- WHAT YOU SHOULD DO -
The lines from the top of the material below through the line containing "import * as echarts from 'echarts';" are to be printed exactly, with pictures omitted.
** BEGIN PROVIDED DATA **
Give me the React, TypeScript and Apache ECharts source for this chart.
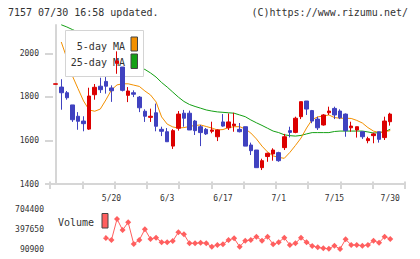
import React, { useEffect, useRef } from 'react';
import * as echarts from 'echarts';

const dates = ['5/2','5/7','5/8','5/9','5/12','5/13','5/14','5/15','5/16','5/19','5/20','5/21','5/22','5/23','5/26','5/27','5/28','5/29','5/30','6/2','6/3','6/4','6/5','6/6','6/9','6/10','6/11','6/12','6/13','6/16','6/17','6/18','6/19','6/20','6/23','6/24','6/25','6/26','6/27','6/30','7/1','7/2','7/3','7/4','7/7','7/8','7/9','7/10','7/11','7/14','7/15','7/16','7/17','7/18','7/22','7/23','7/24','7/25','7/28','7/29','7/30'];

const opens = [1858,1845,1819,1763,1711,1689,1652,1810,1849,1871,1841,1954,1937,1807,1819,1799,1734,1706,1727,1651,1640,1574,1656,1725,1725,1689,1663,1651,1642,1617,1685,1658,1668,1651,1663,1579,1556,1475,1526,1538,1544,1567,1645,1637,1709,1781,1737,1698,1671,1727,1747,1735,1721,1658,1648,1640,1599,1622,1640,1613,1686];
const closes = [1860,1819,1796,1695,1688,1677,1804,1844,1833,1849,1828,1965,1830,1827,1812,1750,1711,1711,1665,1642,1594,1645,1721,1702,1648,1645,1636,1630,1648,1648,1666,1685,1675,1640,1574,1553,1475,1507,1541,1556,1507,1617,1637,1702,1778,1744,1689,1658,1717,1735,1717,1704,1645,1666,1663,1617,1608,1630,1605,1689,1721];
const lows = [1858,1741,1787,1685,1649,1642,1648,1787,1818,1815,1777,1906,1825,1776,1799,1730,1685,1685,1642,1620,1594,1561,1645,1663,1648,1625,1574,1625,1633,1597,1663,1648,1640,1637,1574,1533,1475,1464,1502,1507,1502,1556,1614,1633,1698,1717,1679,1648,1668,1717,1698,1698,1617,1640,1613,1607,1587,1587,1590,1602,1668];
const highs = [1860,1881,1827,1763,1730,1711,1842,1859,1888,1891,1853,2009,1937,1845,1830,1804,1743,1746,1769,1663,1657,1652,1735,1740,1737,1694,1671,1657,1686,1651,1721,1724,1727,1680,1663,1590,1556,1516,1544,1564,1548,1630,1663,1709,1778,1781,1740,1709,1721,1755,1755,1743,1724,1686,1663,1640,1617,1636,1640,1709,1727];

const ma5 = [null,2052,1978,1896,1838,1781,1740,1734,1744,1786,1832,1855,1860,1860,1854,1848,1827,1809,1777,1708,1675,1662,1657,1659,1664,1669,1671,1664,1657,1648,1650,1659,1663,1663,1653,1634,1607,1574,1547,1529,1522,1518,1545,1577,1611,1657,1696,1708,1712,1717,1705,1702,1702,1701,1692,1680,1659,1643,1636,1640,1645];
const ma25 = [null,2131,2121,2109,2098,2084,2070,2057,2043,2029,2015,2001,1983,1965,1949,1935,1926,1910,1891,1866,1845,1822,1799,1779,1765,1756,1748,1740,1735,1731,1729,1727,1725,1717,1709,1694,1681,1669,1656,1643,1636,1626,1622,1620,1623,1630,1636,1636,1636,1636,1641,1643,1643,1643,1643,1643,1639,1634,1636,1640,1651];

const volumes = [330000,380000,340000,450000,400000,350000,704400,480000,340000,259600,228900,551000,382300,500400,167600,228900,393000,244300,264200,193700,193700,213600,347000,316400,178300,178300,187500,178300,126200,152200,163000,228900,255000,126200,218200,228900,279500,218200,279500,163000,193700,264200,152200,178300,264200,193700,136900,117000,101600,95000,141500,90900,239700,152200,152200,141500,152200,218200,187500,279500,244300];

const priceTicks = [1400, 1600, 1800, 2000];
const volumeTicks = [90900, 397650, 704400];
const dateLabelIdx = [10, 20, 30, 40, 50, 60];

const FONT = '"DejaVu Sans Mono", monospace';
const RED = '#dc0000';
const BLUE = '#4042c0';
const ORANGE = '#f39000';
const GREEN = '#14a014';
const VOL = '#ff5f5f';
const AXIS = '#d6d6d6';

export default function App() {
  const ref = useRef<HTMLDivElement>(null);
  useEffect(() => {
    const chart = echarts.init(ref.current!, null, { renderer: 'svg' });
    const xMin = -1.02;
    const xMax = 62.65;
    const xTickVals = Array.from({ length: 12 }, (_, k) => xMin + (k * (xMax - xMin)) / 11);
    const pMin = 1400;
    const pMax = 2130;

    const option: any = {
      animation: false,
      backgroundColor: '#fff',
      grid: [
        { left: 50, top: 25, width: 355, height: 159 },
        { left: 50, top: 25, width: 355, height: 156.6 },
        { left: 53, top: 25, width: 352, height: 159 },
        { left: 50, top: 209, width: 355, height: 40 },
      ],
      xAxis: [
        {
          type: 'value', gridIndex: 0, min: xMin, max: xMax, position: 'bottom',
          axisLine: { show: true, lineStyle: { color: AXIS, width: 2 } },
          axisTick: { show: false },
          splitLine: { show: false },
          axisLabel: {
            customValues: dateLabelIdx,
            formatter: (v: number) => dates[Math.round(v)],
            fontFamily: FONT, fontSize: 8, color: '#333', margin: 10,
          },
        },
        {
          type: 'value', gridIndex: 1, min: xMin, max: xMax, position: 'bottom',
          axisLine: { show: false },
          axisTick: { show: true, customValues: xTickVals, length: 7.4, lineStyle: { color: AXIS, width: 2 } },
          axisLabel: { show: false },
          splitLine: { show: false },
        },
        { type: 'value', gridIndex: 2, min: 0, max: 1, show: false },
        { type: 'value', gridIndex: 3, min: xMin, max: xMax, show: false },
      ],
      yAxis: [
        {
          type: 'value', gridIndex: 0, min: pMin, max: pMax, position: 'left',
          axisLine: { show: true, lineStyle: { color: AXIS, width: 2 } },
          axisTick: { show: false },
          splitLine: { show: false },
          axisLabel: {
            customValues: priceTicks,
            formatter: (v: number) => String(v),
            fontFamily: FONT, fontSize: 8, color: '#333', margin: 11,
          },
        },
        { type: 'value', gridIndex: 1, min: 0, max: 1, show: false },
        {
          type: 'value', gridIndex: 2, min: pMin, max: pMax, position: 'left',
          axisLine: { show: false },
          axisTick: { show: true, customValues: priceTicks, length: 8, lineStyle: { color: AXIS, width: 2 } },
          axisLabel: { show: false },
          splitLine: { show: false },
        },
        {
          type: 'value', gridIndex: 3, min: volumeTicks[0], max: volumeTicks[2], position: 'left',
          axisLine: { show: false },
          axisTick: { show: false },
          splitLine: { show: false },
          axisLabel: {
            customValues: volumeTicks,
            formatter: (v: number) => String(v),
            fontFamily: FONT, fontSize: 8, color: '#333', margin: 6,
          },
        },
      ],
      series: [
        {
          type: 'line', name: '25-day MA', xAxisIndex: 0, yAxisIndex: 0,
          data: ma25.map((v, i) => [i, v]).filter((d) => d[1] != null),
          showSymbol: false, clip: false, z: 1,
          lineStyle: { color: GREEN, width: 1 },
        },
        {
          type: 'line', name: '5-day MA', xAxisIndex: 0, yAxisIndex: 0,
          data: ma5.map((v, i) => [i, v]).filter((d) => d[1] != null),
          showSymbol: false, clip: false, z: 1,
          lineStyle: { color: ORANGE, width: 1 },
        },
        {
          type: 'candlestick', xAxisIndex: 0, yAxisIndex: 0,
          data: dates.map((_, i) => [i, opens[i], closes[i], lows[i], highs[i]]),
          encode: { x: 0, y: [1, 2, 3, 4] },
          barWidth: 4,
          z: 4,
          itemStyle: { color: RED, color0: BLUE, borderColor: RED, borderColor0: BLUE, borderWidth: 1 },
        },
        {
          type: 'line', name: 'Volume', xAxisIndex: 3, yAxisIndex: 3,
          data: volumes.map((v, i) => [i, v]),
          symbol: 'diamond', symbolSize: 6, showSymbol: true, clip: false, z: 2,
          itemStyle: { color: VOL },
          lineStyle: { color: VOL, width: 1 },
        },
      ],
      graphic: [
        {
          type: 'text', x: 8, y: 12, z: 10,
          style: { text: '7157 07/30 16:58 updated.', font: `10px ${FONT}`, fill: '#333', verticalAlign: 'middle' },
        },
        {
          type: 'text', x: 408, y: 12, z: 10,
          style: { text: '(C)https://www.rizumu.net/', font: `10px ${FONT}`, fill: '#333', align: 'right', verticalAlign: 'middle' },
        },
        {
          type: 'rect', z: 3,
          shape: { x: 65.5, y: 30.5, width: 78, height: 46 },
          style: { fill: '#fff', stroke: '#d4d4d4', lineWidth: 1 },
        },
        {
          type: 'text', x: 125, y: 46, z: 3.5,
          style: { text: '5-day MA', font: `10px ${FONT}`, fill: '#333', align: 'right', verticalAlign: 'middle' },
        },
        {
          type: 'text', x: 125, y: 62.5, z: 3.5,
          style: { text: '25-day MA', font: `10px ${FONT}`, fill: '#333', align: 'right', verticalAlign: 'middle' },
        },
        {
          type: 'rect', z: 3.5,
          shape: { x: 131, y: 37, width: 6.5, height: 14 },
          style: { fill: ORANGE, stroke: '#444', lineWidth: 1 },
        },
        {
          type: 'rect', z: 3.5,
          shape: { x: 131, y: 54, width: 6.5, height: 14.5 },
          style: { fill: GREEN, stroke: '#444', lineWidth: 1 },
        },
        {
          type: 'rect', z: 5,
          shape: { x: 46, y: 203, width: 58.5, height: 34.5 },
          style: { fill: '#fff', lineWidth: 0 },
        },
        {
          type: 'text', x: 94, y: 222, z: 6,
          style: { text: 'Volume', font: `10px ${FONT}`, fill: '#333', align: 'right', verticalAlign: 'middle' },
        },
        {
          type: 'rect', z: 6,
          shape: { x: 102, y: 213.5, width: 6, height: 14.5 },
          style: { fill: VOL, stroke: '#444', lineWidth: 1 },
        },
      ],
    };
    chart.setOption(option);
    return () => chart.dispose();
  }, []);
  return <div ref={ref} style={{ position: 'absolute', left: 0, top: 0, width: 420, height: 259 }} />;
}
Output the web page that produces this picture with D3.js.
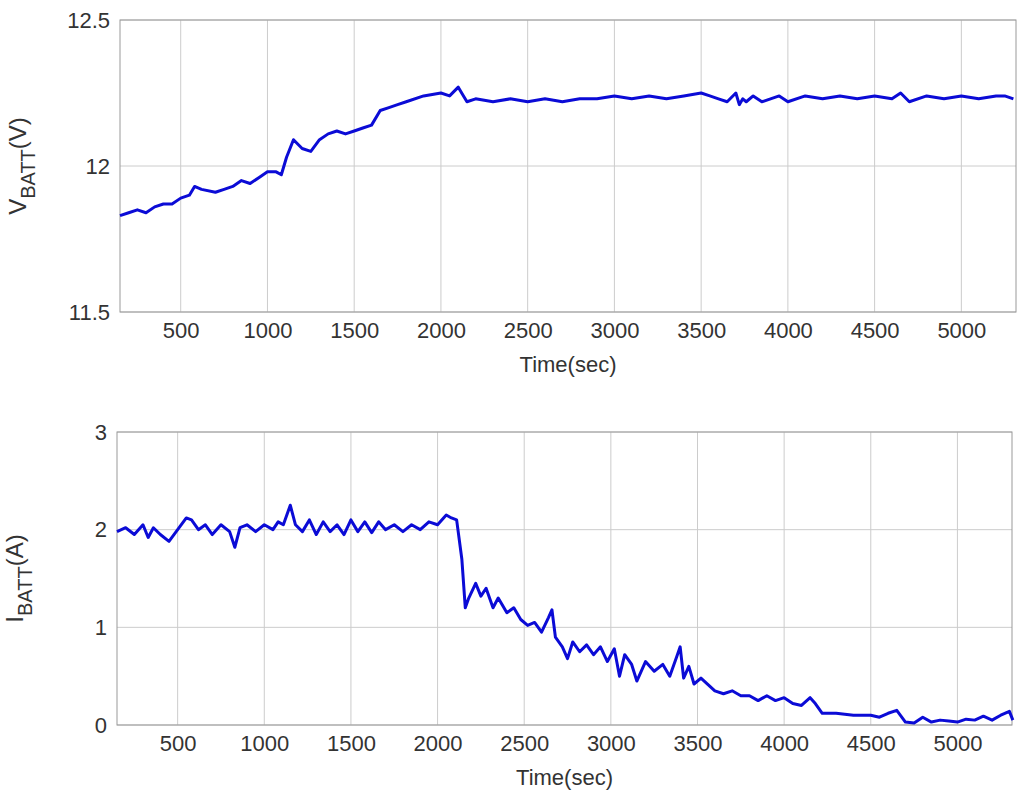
<!DOCTYPE html>
<html><head><meta charset="utf-8">
<script src="https://cdn.jsdelivr.net/npm/d3@7"></script>
<style>body{margin:0;background:#fff}text{font-family:"Liberation Sans",Arial,sans-serif;fill:#333}</style>
</head><body><div id="chart"></div>
<script>
const timeV = [150,200,250,300,350,400,450,500,550,580,620,700,750,800,850,900,950,1000,1050,1080,1110,1150,1200,1250,1300,1350,1400,1450,1500,1550,1600,1650,1700,1750,1800,1900,2000,2050,2100,2130,2150,2200,2300,2400,2500,2600,2700,2800,2900,3000,3100,3200,3300,3400,3500,3550,3600,3650,3700,3720,3740,3760,3800,3850,3900,3950,4000,4100,4200,4300,4400,4500,4600,4650,4700,4800,4900,5000,5100,5200,5250,5300];
const vBatt = [11.83,11.84,11.85,11.84,11.86,11.87,11.87,11.89,11.9,11.93,11.92,11.91,11.92,11.93,11.95,11.94,11.96,11.98,11.98,11.97,12.03,12.09,12.06,12.05,12.09,12.11,12.12,12.11,12.12,12.13,12.14,12.19,12.2,12.21,12.22,12.24,12.25,12.24,12.27,12.24,12.22,12.23,12.22,12.23,12.22,12.23,12.22,12.23,12.23,12.24,12.23,12.24,12.23,12.24,12.25,12.24,12.23,12.22,12.25,12.21,12.23,12.22,12.24,12.22,12.23,12.24,12.22,12.24,12.23,12.24,12.23,12.24,12.23,12.25,12.22,12.24,12.23,12.24,12.23,12.24,12.24,12.23];
const timeI = [150,200,250,300,330,360,400,450,500,550,580,620,660,700,750,800,830,860,900,950,1000,1050,1080,1110,1150,1180,1220,1260,1300,1340,1380,1420,1460,1500,1540,1580,1620,1660,1700,1750,1800,1850,1900,1950,2000,2050,2080,2110,2140,2160,2180,2220,2250,2280,2320,2350,2400,2440,2480,2520,2560,2600,2640,2660,2680,2720,2750,2780,2820,2860,2900,2940,2980,3020,3050,3080,3120,3150,3200,3250,3300,3340,3380,3400,3420,3450,3480,3520,3600,3650,3700,3750,3800,3850,3900,3950,4000,4050,4100,4150,4180,4220,4300,4400,4500,4550,4600,4650,4700,4750,4800,4850,4900,4950,5000,5050,5100,5150,5200,5250,5300,5320];
const iBatt = [1.98,2.02,1.95,2.05,1.92,2.02,1.95,1.88,2.0,2.12,2.1,2.0,2.05,1.95,2.05,1.98,1.82,2.02,2.05,1.98,2.05,2.0,2.08,2.05,2.25,2.05,1.98,2.1,1.95,2.08,1.98,2.05,1.95,2.1,1.98,2.08,1.97,2.08,2.0,2.05,1.98,2.05,2.0,2.08,2.05,2.15,2.12,2.1,1.7,1.2,1.3,1.45,1.32,1.4,1.2,1.3,1.15,1.2,1.08,1.02,1.05,0.95,1.1,1.18,0.9,0.8,0.68,0.85,0.75,0.82,0.72,0.8,0.65,0.78,0.5,0.72,0.62,0.45,0.65,0.55,0.62,0.5,0.7,0.8,0.48,0.6,0.42,0.48,0.35,0.32,0.35,0.3,0.3,0.25,0.3,0.25,0.28,0.22,0.2,0.28,0.22,0.12,0.12,0.1,0.1,0.08,0.12,0.15,0.03,0.02,0.08,0.03,0.05,0.04,0.03,0.06,0.05,0.09,0.05,0.1,0.14,0.05,0.1];
const xTicks = [500,1000,1500,2000,2500,3000,3500,4000,4500,5000];
const vTicks = [11.5,12,12.5];
const iTicks = [0,1,2,3];

const svg = d3.select("#chart").append("svg").attr("width",1024).attr("height",801);

function panel(top, bottom, left, right, yDomain, yTicks, tx, ty, labelSub, unit) {
  const x = d3.scaleLinear().domain([150,5315]).range([left,right]);
  const y = d3.scaleLinear().domain(yDomain).range([bottom,top]);
  const g = svg.append("g");
  g.append("g").selectAll("line").data(xTicks).join("line")
    .attr("x1",d=>x(d)).attr("x2",d=>x(d)).attr("y1",top).attr("y2",bottom)
    .attr("stroke","#ccc").attr("stroke-width",1);
  g.append("g").selectAll("line").data(yTicks).join("line")
    .attr("x1",left).attr("x2",right).attr("y1",d=>y(d)).attr("y2",d=>y(d))
    .attr("stroke","#ccc").attr("stroke-width",1);
  g.append("rect").attr("x",left).attr("y",top).attr("width",right-left).attr("height",bottom-top)
    .attr("fill","none").attr("stroke","#999");
  const xa = g.append("g").attr("transform",`translate(0,${bottom})`)
    .call(d3.axisBottom(x).tickValues(xTicks).tickSize(0).tickPadding(10).tickFormat(d3.format("d")));
  const ya = g.append("g").attr("transform",`translate(${left},0)`)
    .call(d3.axisLeft(y).tickValues(yTicks).tickSize(0).tickPadding(10).tickFormat(d3.format("")));
  [xa,ya].forEach(a=>{a.select(".domain").remove();a.selectAll("text").attr("font-size",22).attr("fill","#333")});
  g.append("text").attr("x",(left+right)/2).attr("y",bottom+60).attr("text-anchor","middle")
    .attr("font-size",22).text("Time(sec)");
  const lab = g.append("text").attr("transform",`translate(${left-94},${(top+bottom)/2}) rotate(-90)`)
    .attr("text-anchor","middle").attr("font-size",24);
  lab.append("tspan").text(labelSub[0]);
  lab.append("tspan").attr("font-size",20).attr("dy",9).text(labelSub[1]);
  lab.append("tspan").attr("dy",-9).text(unit);
  g.append("path").datum(d3.zip(tx,ty)).attr("fill","none").attr("stroke","#0b0bd6")
    .attr("stroke-width",3).attr("stroke-linejoin","round")
    .attr("d",d3.line().x(d=>x(d[0])).y(d=>y(d[1])));
}
panel(20,312,120,1016,[11.5,12.5],vTicks,timeV,vBatt,["V","BATT"],"(V)");
panel(432,725,117,1012,[0,3],iTicks,timeI,iBatt,["I","BATT"],"(A)");
</script></body></html>
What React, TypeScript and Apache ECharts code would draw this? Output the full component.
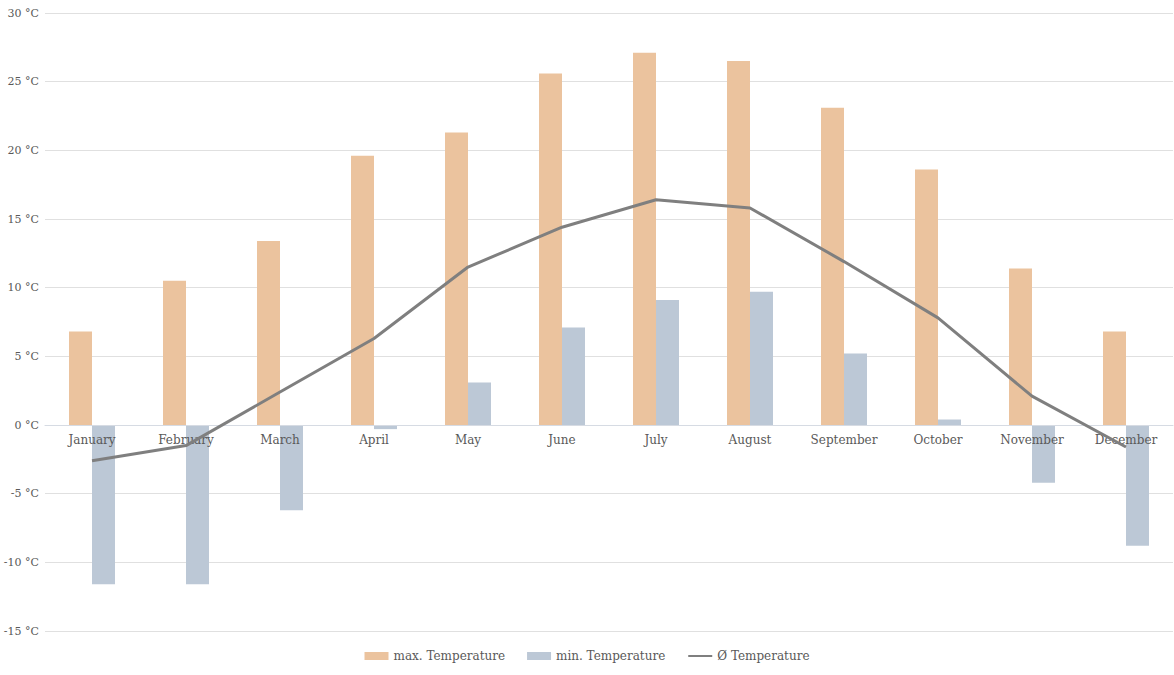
import React, { useEffect, useRef } from "react";
import * as echarts from "echarts";

const months = ["January", "February", "March", "April", "May", "June", "July", "August", "September", "October", "November", "December"];
const maxTemp = [6.8, 10.5, 13.4, 19.6, 21.3, 25.6, 27.1, 26.5, 23.1, 18.6, 11.4, 6.8];
const minTemp = [-11.6, -11.6, -6.2, -0.3, 3.1, 7.1, 9.1, 9.7, 5.2, 0.4, -4.2, -8.8];
const avgTemp = [-2.6, -1.5, 2.4, 6.3, 11.5, 14.4, 16.4, 15.8, 11.9, 7.8, 2.1, -1.6];

const FONT = "DejaVu Serif";
const TEXT = "#595959";

export default function App() {
  const ref = useRef<HTMLDivElement>(null);
  useEffect(() => {
    const chart = echarts.init(ref.current!, null, { renderer: "svg" });
    chart.setOption({
      animation: false,
      textStyle: { fontFamily: FONT },
      grid: { left: 45, right: 1, top: 13, bottom: 44, containLabel: false, outerBoundsMode: "none" },
      legend: {
        bottom: 8,
        left: "center",
        itemGap: 22,
        itemWidth: 24,
        itemHeight: 8,
        textStyle: { fontFamily: FONT, fontSize: 12, color: TEXT },
        data: [
          { name: "max. Temperature", icon: "rect" },
          { name: "min. Temperature", icon: "rect" },
          { name: "Ø Temperature", itemStyle: { opacity: 0 } },
        ],
      },
      xAxis: {
        type: "category",
        data: months,
        offset: -206,
        z: 3,
        axisLine: { show: true, onZero: false, lineStyle: { color: "#d6dbe3", width: 1 } },
        axisTick: { show: false },
        axisLabel: { color: TEXT, fontFamily: FONT, fontSize: 12, margin: 9 },
      },
      yAxis: {
        type: "value",
        min: -15,
        max: 30,
        interval: 5,
        axisLine: { show: false },
        axisTick: { show: false },
        splitLine: { lineStyle: { color: "#e0e0e0" } },
        axisLabel: { color: TEXT, fontFamily: FONT, fontSize: 11, margin: 6, formatter: "{value} °C" },
      },
      series: [
        {
          name: "max. Temperature",
          type: "bar",
          data: maxTemp,
          barWidth: 23,
          barGap: "0%",
          itemStyle: { color: "#ebc39e" },
        },
        {
          name: "min. Temperature",
          type: "bar",
          data: minTemp,
          barWidth: 23,
          barGap: "0%",
          itemStyle: { color: "#bcc8d6" },
        },
        {
          name: "Ø Temperature",
          type: "line",
          data: avgTemp,
          symbol: "none",
          lineStyle: { color: "#7f7f7f", width: 3 },
          itemStyle: { color: "#7f7f7f" },
          z: 5,
        },
      ],
    });
    return () => chart.dispose();
  }, []);
  return <div ref={ref} style={{ width: 1174, height: 675, position: "absolute", left: 0, top: 0 }} />;
}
** END PROVIDED DATA **
- THE RESPONSE -
Give me the React, TypeScript and Apache ECharts source for this chart.
import React, { useEffect, useRef } from 'react';
import * as echarts from 'echarts';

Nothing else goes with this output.